WHAT IS ASKED
Give the data below again exactly as written, without its pictures.

SUPPLIED MATERIAL
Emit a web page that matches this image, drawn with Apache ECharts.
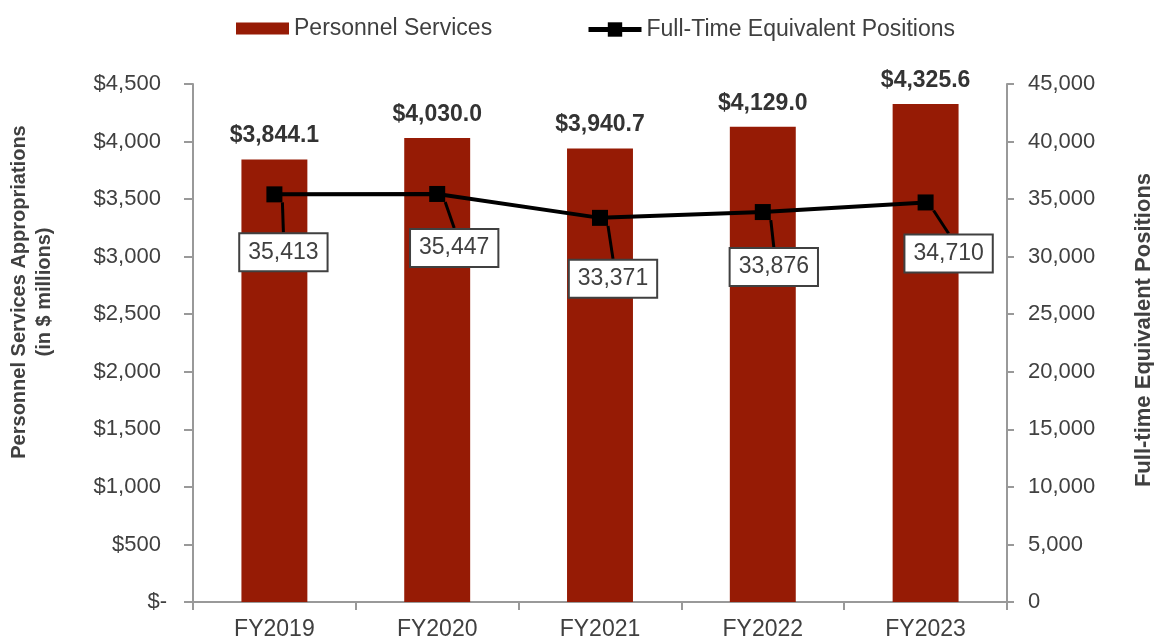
<!DOCTYPE html>
<html>
<head>
<meta charset="utf-8">
<script src="https://cdn.jsdelivr.net/npm/echarts@6/dist/echarts.min.js"></script>
<style>
  html, body { margin: 0; padding: 0; background: #fff; }
  #chart { width: 1154px; height: 643px; }
</style>
</head>
<body>
<div id="chart"></div>
<script>
const years = ["FY2019", "FY2020", "FY2021", "FY2022", "FY2023"];
const personnelServices = [3844.1, 4030.0, 3940.7, 4129.0, 4325.6];
const ftePositions = [35413, 35447, 33371, 33876, 34710];
// where each FTE label box sits relative to its point
const labelShift = [[9, 58], [17, 54], [13, 61], [11, 55], [23, 51]];

const fmt = (v, d) =>
  v.toLocaleString("en-US", { minimumFractionDigits: d, maximumFractionDigits: d });

const chartDom = document.getElementById("chart");
const myChart = echarts.init(chartDom);
const textColor = "#404040";
const axisGray = "#999999";

const option = {
  animation: false,
  textStyle: { fontFamily: "Liberation Sans, Arial, sans-serif" },
  legend: [
    {
      top: 12,
      left: 231,
      itemWidth: 53,
      itemHeight: 12,
      textStyle: { fontSize: 23, color: textColor },
      data: [{ name: "Personnel Services", icon: "rect" }],
    },
    {
      top: 13,
      left: 581,
      itemWidth: 53,
      itemHeight: 18,
      textStyle: { fontSize: 23, color: textColor },
      data: [
        {
          name: "Full-Time Equivalent Positions",
          lineStyle: { width: 5, color: "#000" },
          itemStyle: { color: "#000" },
        },
      ],
    },
  ],
  grid: { left: 193, right: 147, top: 84, bottom: 41, outerBoundsMode: "none" },
  xAxis: {
    type: "category",
    data: years,
    axisLine: { lineStyle: { color: axisGray, width: 2 } },
    axisTick: { show: true, length: 8, inside: false, lineStyle: { color: axisGray, width: 2 } },
    axisLabel: { fontSize: 23, color: textColor, margin: 16 },
  },
  yAxis: [
    {
      type: "value",
      min: 0,
      max: 4500,
      interval: 500,
      name: "Personnel Services Appropriations\n(in $ millions)",
      nameLocation: "middle",
      nameGap: 136,
      nameTextStyle: {
        fontSize: 20,
        fontWeight: "bold",
        color: textColor,
        lineHeight: 25,
        padding: [0, 0, 0, 102],
      },
      splitLine: { show: false },
      axisLine: { show: true, lineStyle: { color: axisGray, width: 2 } },
      axisTick: { show: true, length: 9, lineStyle: { color: axisGray, width: 2 } },
      axisLabel: {
        fontSize: 22,
        color: textColor,
        margin: 26,
        formatter: (v) => (v === 0 ? "$-" : "$" + fmt(v, 0) + " "),
      },
    },
    {
      type: "value",
      min: 0,
      max: 45000,
      interval: 5000,
      position: "right",
      name: "Full-time Equivalent Positions",
      nameLocation: "middle",
      nameGap: 126,
      nameRotate: 90,
      nameTextStyle: {
        fontSize: 22,
        fontWeight: "bold",
        color: textColor,
        padding: [0, 0, 0, 26],
      },
      splitLine: { show: false },
      axisLine: { show: true, lineStyle: { color: axisGray, width: 2 } },
      axisTick: { show: true, length: 7, lineStyle: { color: axisGray, width: 2 } },
      axisLabel: {
        fontSize: 22,
        color: textColor,
        margin: 21,
        formatter: (v) => fmt(v, 0),
      },
    },
  ],
  series: [
    {
      name: "Personnel Services",
      type: "bar",
      yAxisIndex: 0,
      barWidth: "40.5%",
      itemStyle: { color: "#961B05" },
      label: {
        show: true,
        position: "top",
        distance: 12,
        fontSize: 23,
        fontWeight: "bold",
        color: "#333333",
        formatter: (p) => "$" + fmt(p.value, 1),
      },
      data: personnelServices,
    },
    {
      name: "Full-Time Equivalent Positions",
      type: "line",
      yAxisIndex: 1,
      symbol: "rect",
      symbolSize: 16,
      lineStyle: { color: "#000", width: 4 },
      itemStyle: { color: "#000" },
      label: {
        show: true,
        position: "inside",
        fontSize: 23,
        lineHeight: 24,
        color: textColor,
        backgroundColor: "#fff",
        borderColor: "#404040",
        borderWidth: 2,
        padding: [7, 8, 5, 8],
        formatter: (p) => fmt(p.value, 0),
      },
      labelLine: { show: true, lineStyle: { color: "#000", width: 3 } },
      labelLayout: (p) => ({ dx: labelShift[p.dataIndex][0], dy: labelShift[p.dataIndex][1] }),
      data: ftePositions,
      z: 5,
    },
  ],
};

option && myChart.setOption(option);
</script>
</body>
</html>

FINAL RESULT
Emit a web page that matches this image, drawn with Apache ECharts.
<!DOCTYPE html>
<html>
<head>
<meta charset="utf-8">
<script src="https://cdn.jsdelivr.net/npm/echarts@6/dist/echarts.min.js"></script>
<style>
  html, body { margin: 0; padding: 0; background: #fff; }
  #chart { width: 1154px; height: 643px; }
</style>
</head>
<body>
<div id="chart"></div>
<script>
const years = ["FY2019", "FY2020", "FY2021", "FY2022", "FY2023"];
const personnelServices = [3844.1, 4030.0, 3940.7, 4129.0, 4325.6];
const ftePositions = [35413, 35447, 33371, 33876, 34710];
// where each FTE label box sits relative to its point
const labelShift = [[9, 58], [17, 54], [13, 61], [11, 55], [23, 51]];

const fmt = (v, d) =>
  v.toLocaleString("en-US", { minimumFractionDigits: d, maximumFractionDigits: d });

const chartDom = document.getElementById("chart");
const myChart = echarts.init(chartDom);
const textColor = "#404040";
const axisGray = "#999999";

const option = {
  animation: false,
  textStyle: { fontFamily: "Liberation Sans, Arial, sans-serif" },
  legend: [
    {
      top: 12,
      left: 231,
      itemWidth: 53,
      itemHeight: 12,
      textStyle: { fontSize: 23, color: textColor },
      data: [{ name: "Personnel Services", icon: "rect" }],
    },
    {
      top: 13,
      left: 581,
      itemWidth: 53,
      itemHeight: 18,
      textStyle: { fontSize: 23, color: textColor },
      data: [
        {
          name: "Full-Time Equivalent Positions",
          lineStyle: { width: 5, color: "#000" },
          itemStyle: { color: "#000" },
        },
      ],
    },
  ],
  grid: { left: 193, right: 147, top: 84, bottom: 41, outerBoundsMode: "none" },
  xAxis: {
    type: "category",
    data: years,
    axisLine: { lineStyle: { color: axisGray, width: 2 } },
    axisTick: { show: true, length: 8, inside: false, lineStyle: { color: axisGray, width: 2 } },
    axisLabel: { fontSize: 23, color: textColor, margin: 16 },
  },
  yAxis: [
    {
      type: "value",
      min: 0,
      max: 4500,
      interval: 500,
      name: "Personnel Services Appropriations\n(in $ millions)",
      nameLocation: "middle",
      nameGap: 136,
      nameTextStyle: {
        fontSize: 20,
        fontWeight: "bold",
        color: textColor,
        lineHeight: 25,
        padding: [0, 0, 0, 102],
      },
      splitLine: { show: false },
      axisLine: { show: true, lineStyle: { color: axisGray, width: 2 } },
      axisTick: { show: true, length: 9, lineStyle: { color: axisGray, width: 2 } },
      axisLabel: {
        fontSize: 22,
        color: textColor,
        margin: 26,
        formatter: (v) => (v === 0 ? "$-" : "$" + fmt(v, 0) + " "),
      },
    },
    {
      type: "value",
      min: 0,
      max: 45000,
      interval: 5000,
      position: "right",
      name: "Full-time Equivalent Positions",
      nameLocation: "middle",
      nameGap: 126,
      nameRotate: 90,
      nameTextStyle: {
        fontSize: 22,
        fontWeight: "bold",
        color: textColor,
        padding: [0, 0, 0, 26],
      },
      splitLine: { show: false },
      axisLine: { show: true, lineStyle: { color: axisGray, width: 2 } },
      axisTick: { show: true, length: 7, lineStyle: { color: axisGray, width: 2 } },
      axisLabel: {
        fontSize: 22,
        color: textColor,
        margin: 21,
        formatter: (v) => fmt(v, 0),
      },
    },
  ],
  series: [
    {
      name: "Personnel Services",
      type: "bar",
      yAxisIndex: 0,
      barWidth: "40.5%",
      itemStyle: { color: "#961B05" },
      label: {
        show: true,
        position: "top",
        distance: 12,
        fontSize: 23,
        fontWeight: "bold",
        color: "#333333",
        formatter: (p) => "$" + fmt(p.value, 1),
      },
      data: personnelServices,
    },
    {
      name: "Full-Time Equivalent Positions",
      type: "line",
      yAxisIndex: 1,
      symbol: "rect",
      symbolSize: 16,
      lineStyle: { color: "#000", width: 4 },
      itemStyle: { color: "#000" },
      label: {
        show: true,
        position: "inside",
        fontSize: 23,
        lineHeight: 24,
        color: textColor,
        backgroundColor: "#fff",
        borderColor: "#404040",
        borderWidth: 2,
        padding: [7, 8, 5, 8],
        formatter: (p) => fmt(p.value, 0),
      },
      labelLine: { show: true, lineStyle: { color: "#000", width: 3 } },
      labelLayout: (p) => ({ dx: labelShift[p.dataIndex][0], dy: labelShift[p.dataIndex][1] }),
      data: ftePositions,
      z: 5,
    },
  ],
};

option && myChart.setOption(option);
</script>
</body>
</html>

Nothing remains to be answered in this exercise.